The net zero plan published by the government on Thursday indicates that at least 10 gigawatts of new renewables needs to be built each year through to 2030, and a high rate of deployment needs to continue in the following decades.
This is important for the main grid, but also the separate Western Australian grid (see ‘WEM’ in graph above), and the “off-grid” installations such as the giant mining regions in the Pilbara, where the likes of Fortescue are seeking to lead by example with a goal of “real zero” in its mining emissions by 2030.
Both the Climate Change Authority advice, and the federal government report, make it clear that Australia has the technologies to achieve significant emissions reductions, challenges remain in the rollout.
“By shifting from coal to renewables, scaling renewable supply, and improving performance of our networks and how we use electricity, Australia can decarbonise the sector and service new demand,” the government report says.

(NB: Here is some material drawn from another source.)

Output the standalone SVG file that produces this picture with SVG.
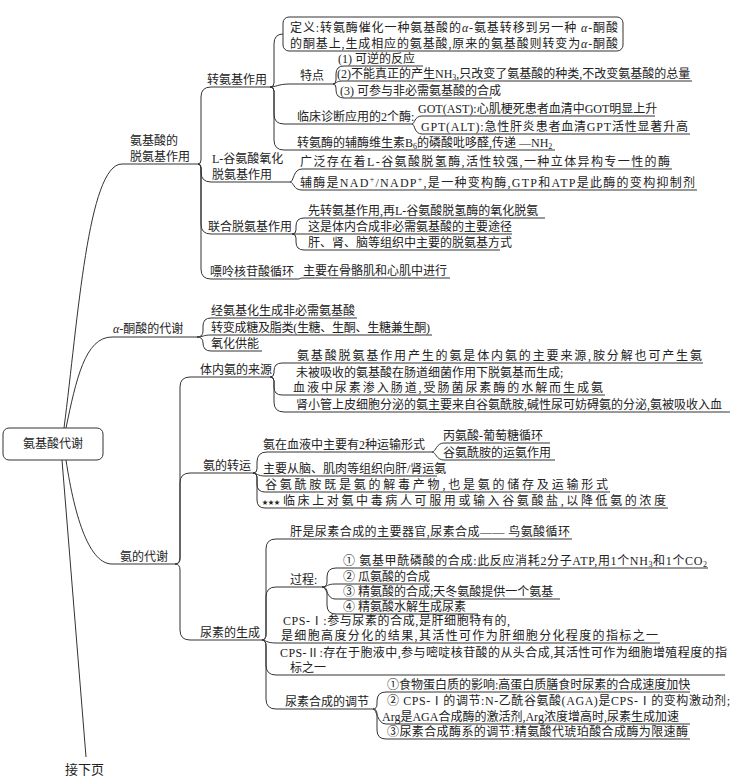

“Whilst there is a clear technological pathway for the decarbonisation of electricity supply, challenges remain in rolling out the required generation and network infrastructure.
“It will be critical to manage electricity system security – the system’s capability to withstand and recover from disturbances and contingencies – as Australia’s energy transformation gathers pace and synchronous power plants like coal exit the system.
Climate Change Authority chair Matt Kean, asked on the latest episode of Renew Economy’s Energy Insiders podcast what caused a lowering of the target range from the 65-75 per cent originally canvassed, and if the slow roll out of renewables was a cause of that, said:
“These are challenges to be overcome, but I’ve got every confidence we can do that. We’ve got a lot of the policy architecture in place to be able to speed things up.
“This is really hard. Think about … the rollout of renewable energy, we’ve seen supply chain constraints, we’ve seen labor shortages, we’ve seen social license issues and generally frustration through the planning process in getting a lot of these projects approved.”

The net zero plan suggests that – like the Australian Energy Market Operator’s Integrated System Plan, Australia’s coal fired power plants will be closed down in the mid-2030s – assuming of course that enough new bulk wind and solar can be built in time.
It says long-duration energy storage technologies like batteries and pumped-hydro can also be used to manage predictable, daily and seasonal fluctuations in generation.
However, when these technologies are depleted during periods of low solar and wind generation, it says peaking gas generators offer the cheapest insurance against periods of extended low generation.
But it expects gas to account for just 3 per cent of total generation in 2050, meaning that renewables, back by storage, will be delivering the other 97 per cent.

And this is despite a more than doubling in electricity demand as a result of electrification and new emerging industries such as data centres.
“Energy efficiency improvements can partly offset the impact of demand growth, reducing the need for new generation capacity. The impact on operational demand – that is, the amount of electricity that needs to be supplied by utility-scale generators – is also offset by rooftop and other distributed solar generation.
The Clean Energy Council said the new emissions target and other measures would set the direction for the next chapter of Australia’s energy transformation.
“We’ve done this before, and we can do it again. Australia has more than doubled the renewables in our energy system in less than a decade, and there’s no reason we can’t go the rest of the way,” said interim CEO Brett Wickham.
“Every wind farm, every solar project, every big battery makes the next one easier. We’re hitting critical mass now, and momentum is on our side.”